▶ _WHAT NEEDS TO BE DONE_
Your task is to copy the listing exactly. Drop any pictures from the copy.
Begin GIVEN RECORDS
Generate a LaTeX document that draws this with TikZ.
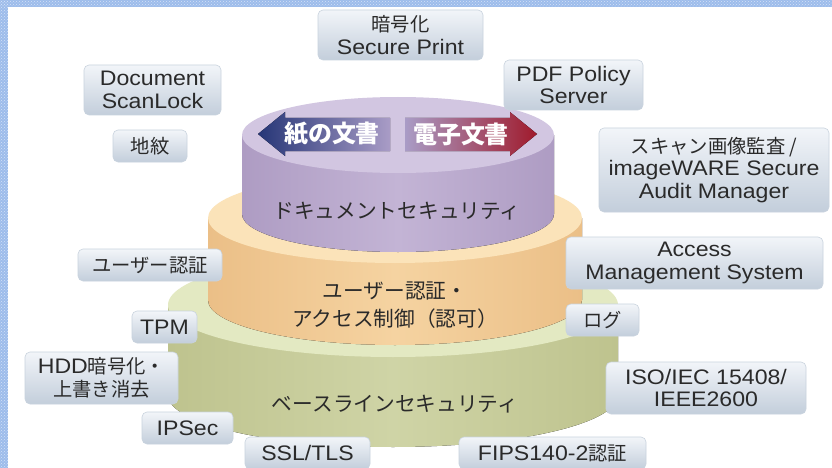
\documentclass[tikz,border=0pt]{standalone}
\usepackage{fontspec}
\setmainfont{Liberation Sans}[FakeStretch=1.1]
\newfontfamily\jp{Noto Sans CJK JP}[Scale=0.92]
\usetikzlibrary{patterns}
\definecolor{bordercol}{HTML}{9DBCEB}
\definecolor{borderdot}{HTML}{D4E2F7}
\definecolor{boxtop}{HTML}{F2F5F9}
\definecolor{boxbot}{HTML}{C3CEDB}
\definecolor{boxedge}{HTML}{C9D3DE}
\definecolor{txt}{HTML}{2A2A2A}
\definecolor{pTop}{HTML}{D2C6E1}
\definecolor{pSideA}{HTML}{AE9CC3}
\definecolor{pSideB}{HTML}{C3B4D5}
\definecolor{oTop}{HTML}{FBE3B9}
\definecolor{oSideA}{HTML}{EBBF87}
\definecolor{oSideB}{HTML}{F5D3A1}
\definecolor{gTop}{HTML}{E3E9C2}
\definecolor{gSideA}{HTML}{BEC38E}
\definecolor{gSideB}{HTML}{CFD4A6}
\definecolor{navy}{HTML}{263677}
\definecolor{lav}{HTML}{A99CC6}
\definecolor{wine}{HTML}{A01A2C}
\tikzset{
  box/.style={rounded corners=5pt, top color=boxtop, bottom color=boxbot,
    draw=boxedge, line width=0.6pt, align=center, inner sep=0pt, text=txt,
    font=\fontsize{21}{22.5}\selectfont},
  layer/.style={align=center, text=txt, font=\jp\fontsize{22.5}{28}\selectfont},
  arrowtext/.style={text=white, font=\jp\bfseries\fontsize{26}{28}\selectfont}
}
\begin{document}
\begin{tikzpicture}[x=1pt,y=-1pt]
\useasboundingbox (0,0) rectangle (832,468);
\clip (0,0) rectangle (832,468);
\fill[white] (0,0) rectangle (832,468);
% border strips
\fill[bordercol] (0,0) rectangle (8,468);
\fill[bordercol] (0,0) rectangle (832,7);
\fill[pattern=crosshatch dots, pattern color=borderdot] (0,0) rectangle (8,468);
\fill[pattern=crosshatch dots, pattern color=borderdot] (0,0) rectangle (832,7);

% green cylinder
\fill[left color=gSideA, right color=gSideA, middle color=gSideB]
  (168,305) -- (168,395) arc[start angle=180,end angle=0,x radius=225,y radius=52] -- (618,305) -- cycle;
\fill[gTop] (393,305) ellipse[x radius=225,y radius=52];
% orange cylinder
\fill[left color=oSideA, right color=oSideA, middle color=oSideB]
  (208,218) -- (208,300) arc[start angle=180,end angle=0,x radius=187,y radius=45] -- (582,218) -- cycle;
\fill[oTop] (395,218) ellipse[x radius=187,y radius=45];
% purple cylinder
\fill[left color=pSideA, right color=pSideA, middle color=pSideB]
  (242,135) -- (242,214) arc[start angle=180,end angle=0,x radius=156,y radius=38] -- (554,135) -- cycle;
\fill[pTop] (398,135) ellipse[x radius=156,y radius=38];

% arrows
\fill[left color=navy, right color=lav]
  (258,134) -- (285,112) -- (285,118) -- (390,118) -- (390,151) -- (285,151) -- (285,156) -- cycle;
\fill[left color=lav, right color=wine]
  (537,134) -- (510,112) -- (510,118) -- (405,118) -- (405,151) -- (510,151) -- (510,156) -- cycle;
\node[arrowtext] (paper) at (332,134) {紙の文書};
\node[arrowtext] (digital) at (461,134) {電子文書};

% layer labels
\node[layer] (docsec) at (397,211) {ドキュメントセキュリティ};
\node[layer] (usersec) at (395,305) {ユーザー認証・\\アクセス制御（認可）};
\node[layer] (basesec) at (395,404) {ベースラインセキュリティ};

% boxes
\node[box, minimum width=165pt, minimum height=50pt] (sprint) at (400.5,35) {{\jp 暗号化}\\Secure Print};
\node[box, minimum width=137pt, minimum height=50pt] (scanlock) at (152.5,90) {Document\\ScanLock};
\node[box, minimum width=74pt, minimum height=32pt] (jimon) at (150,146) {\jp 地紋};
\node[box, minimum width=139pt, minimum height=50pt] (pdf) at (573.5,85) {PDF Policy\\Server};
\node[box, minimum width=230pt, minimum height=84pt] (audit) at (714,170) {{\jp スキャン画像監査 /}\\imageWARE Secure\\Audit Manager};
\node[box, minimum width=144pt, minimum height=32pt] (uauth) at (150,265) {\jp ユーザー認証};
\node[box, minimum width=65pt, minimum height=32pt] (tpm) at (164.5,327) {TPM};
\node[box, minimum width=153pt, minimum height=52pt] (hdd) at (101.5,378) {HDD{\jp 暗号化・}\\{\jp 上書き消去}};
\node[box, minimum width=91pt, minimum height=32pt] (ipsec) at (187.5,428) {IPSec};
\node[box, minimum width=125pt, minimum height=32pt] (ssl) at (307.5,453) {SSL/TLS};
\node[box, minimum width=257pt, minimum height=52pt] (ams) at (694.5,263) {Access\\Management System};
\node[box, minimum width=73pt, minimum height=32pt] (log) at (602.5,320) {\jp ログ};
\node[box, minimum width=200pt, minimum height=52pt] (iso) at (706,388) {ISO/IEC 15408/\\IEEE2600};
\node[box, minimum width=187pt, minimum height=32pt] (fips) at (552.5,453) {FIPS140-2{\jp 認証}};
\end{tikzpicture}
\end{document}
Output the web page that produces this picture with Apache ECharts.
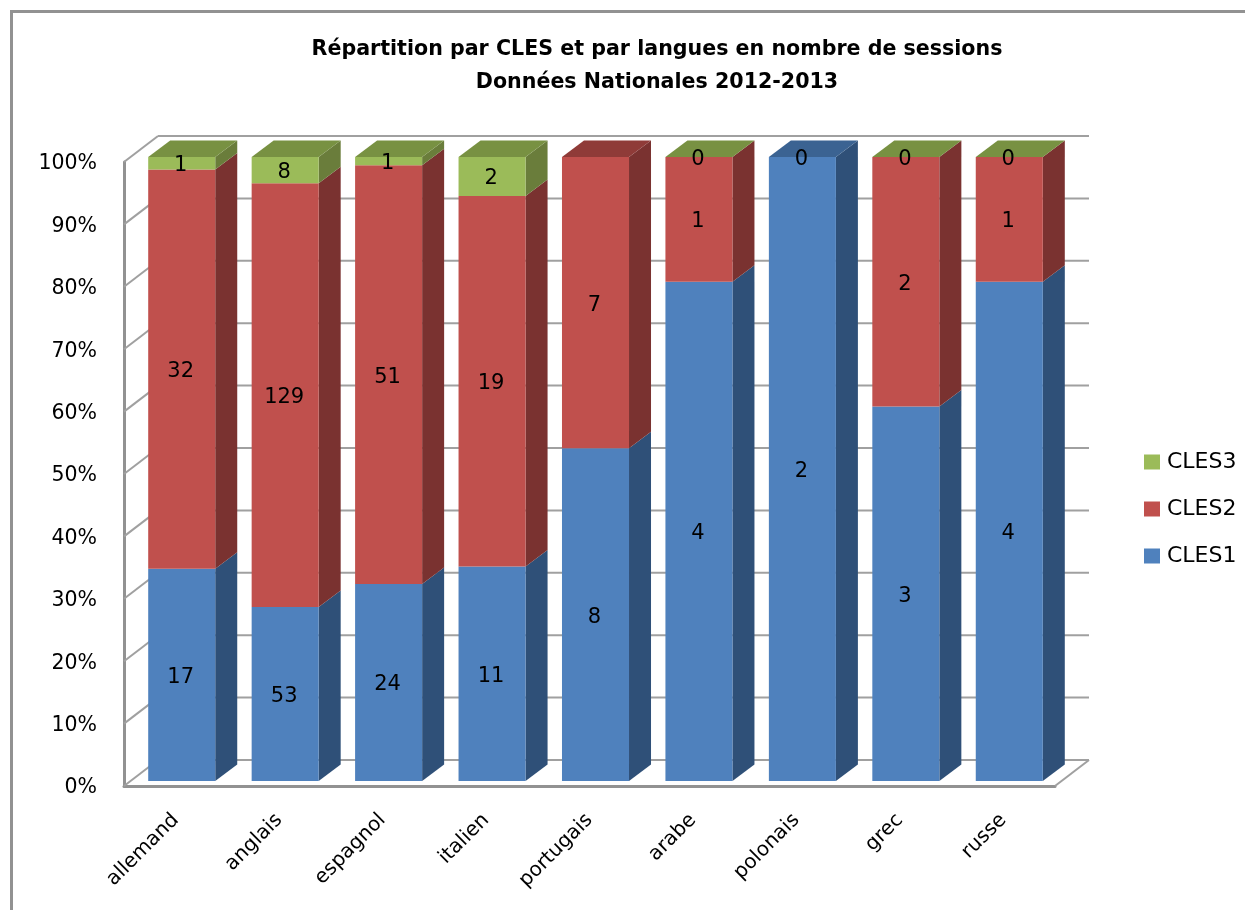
End GIVEN RECORDS
▶ _EXPECTED OUTPUT_
Generate a LaTeX document that draws this with TikZ.
\documentclass[tikz,border=0pt]{standalone}
\usepackage{fontspec}
\setmainfont{Liberation Sans}[FakeStretch=1.1]
\newfontfamily\jp{Noto Sans CJK JP}[Scale=0.92]
\usetikzlibrary{patterns}
\definecolor{bordercol}{HTML}{9DBCEB}
\definecolor{borderdot}{HTML}{D4E2F7}
\definecolor{boxtop}{HTML}{F2F5F9}
\definecolor{boxbot}{HTML}{C3CEDB}
\definecolor{boxedge}{HTML}{C9D3DE}
\definecolor{txt}{HTML}{2A2A2A}
\definecolor{pTop}{HTML}{D2C6E1}
\definecolor{pSideA}{HTML}{AE9CC3}
\definecolor{pSideB}{HTML}{C3B4D5}
\definecolor{oTop}{HTML}{FBE3B9}
\definecolor{oSideA}{HTML}{EBBF87}
\definecolor{oSideB}{HTML}{F5D3A1}
\definecolor{gTop}{HTML}{E3E9C2}
\definecolor{gSideA}{HTML}{BEC38E}
\definecolor{gSideB}{HTML}{CFD4A6}
\definecolor{navy}{HTML}{263677}
\definecolor{lav}{HTML}{A99CC6}
\definecolor{wine}{HTML}{A01A2C}
\tikzset{
  box/.style={rounded corners=5pt, top color=boxtop, bottom color=boxbot,
    draw=boxedge, line width=0.6pt, align=center, inner sep=0pt, text=txt,
    font=\fontsize{21}{22.5}\selectfont},
  layer/.style={align=center, text=txt, font=\jp\fontsize{22.5}{28}\selectfont},
  arrowtext/.style={text=white, font=\jp\bfseries\fontsize{26}{28}\selectfont}
}
\begin{document}
\begin{tikzpicture}[x=1pt,y=-1pt]
\useasboundingbox (0,0) rectangle (832,468);
\clip (0,0) rectangle (832,468);
\fill[white] (0,0) rectangle (832,468);
% border strips
\fill[bordercol] (0,0) rectangle (8,468);
\fill[bordercol] (0,0) rectangle (832,7);
\fill[pattern=crosshatch dots, pattern color=borderdot] (0,0) rectangle (8,468);
\fill[pattern=crosshatch dots, pattern color=borderdot] (0,0) rectangle (832,7);

% green cylinder
\fill[left color=gSideA, right color=gSideA, middle color=gSideB]
  (168,305) -- (168,395) arc[start angle=180,end angle=0,x radius=225,y radius=52] -- (618,305) -- cycle;
\fill[gTop] (393,305) ellipse[x radius=225,y radius=52];
% orange cylinder
\fill[left color=oSideA, right color=oSideA, middle color=oSideB]
  (208,218) -- (208,300) arc[start angle=180,end angle=0,x radius=187,y radius=45] -- (582,218) -- cycle;
\fill[oTop] (395,218) ellipse[x radius=187,y radius=45];
% purple cylinder
\fill[left color=pSideA, right color=pSideA, middle color=pSideB]
  (242,135) -- (242,214) arc[start angle=180,end angle=0,x radius=156,y radius=38] -- (554,135) -- cycle;
\fill[pTop] (398,135) ellipse[x radius=156,y radius=38];

% arrows
\fill[left color=navy, right color=lav]
  (258,134) -- (285,112) -- (285,118) -- (390,118) -- (390,151) -- (285,151) -- (285,156) -- cycle;
\fill[left color=lav, right color=wine]
  (537,134) -- (510,112) -- (510,118) -- (405,118) -- (405,151) -- (510,151) -- (510,156) -- cycle;
\node[arrowtext] (paper) at (332,134) {紙の文書};
\node[arrowtext] (digital) at (461,134) {電子文書};

% layer labels
\node[layer] (docsec) at (397,211) {ドキュメントセキュリティ};
\node[layer] (usersec) at (395,305) {ユーザー認証・\\アクセス制御（認可）};
\node[layer] (basesec) at (395,404) {ベースラインセキュリティ};

% boxes
\node[box, minimum width=165pt, minimum height=50pt] (sprint) at (400.5,35) {{\jp 暗号化}\\Secure Print};
\node[box, minimum width=137pt, minimum height=50pt] (scanlock) at (152.5,90) {Document\\ScanLock};
\node[box, minimum width=74pt, minimum height=32pt] (jimon) at (150,146) {\jp 地紋};
\node[box, minimum width=139pt, minimum height=50pt] (pdf) at (573.5,85) {PDF Policy\\Server};
\node[box, minimum width=230pt, minimum height=84pt] (audit) at (714,170) {{\jp スキャン画像監査 /}\\imageWARE Secure\\Audit Manager};
\node[box, minimum width=144pt, minimum height=32pt] (uauth) at (150,265) {\jp ユーザー認証};
\node[box, minimum width=65pt, minimum height=32pt] (tpm) at (164.5,327) {TPM};
\node[box, minimum width=153pt, minimum height=52pt] (hdd) at (101.5,378) {HDD{\jp 暗号化・}\\{\jp 上書き消去}};
\node[box, minimum width=91pt, minimum height=32pt] (ipsec) at (187.5,428) {IPSec};
\node[box, minimum width=125pt, minimum height=32pt] (ssl) at (307.5,453) {SSL/TLS};
\node[box, minimum width=257pt, minimum height=52pt] (ams) at (694.5,263) {Access\\Management System};
\node[box, minimum width=73pt, minimum height=32pt] (log) at (602.5,320) {\jp ログ};
\node[box, minimum width=200pt, minimum height=52pt] (iso) at (706,388) {ISO/IEC 15408/\\IEEE2600};
\node[box, minimum width=187pt, minimum height=32pt] (fips) at (552.5,453) {FIPS140-2{\jp 認証}};
\end{tikzpicture}
\end{document}
Output the web page that produces this picture with Apache ECharts.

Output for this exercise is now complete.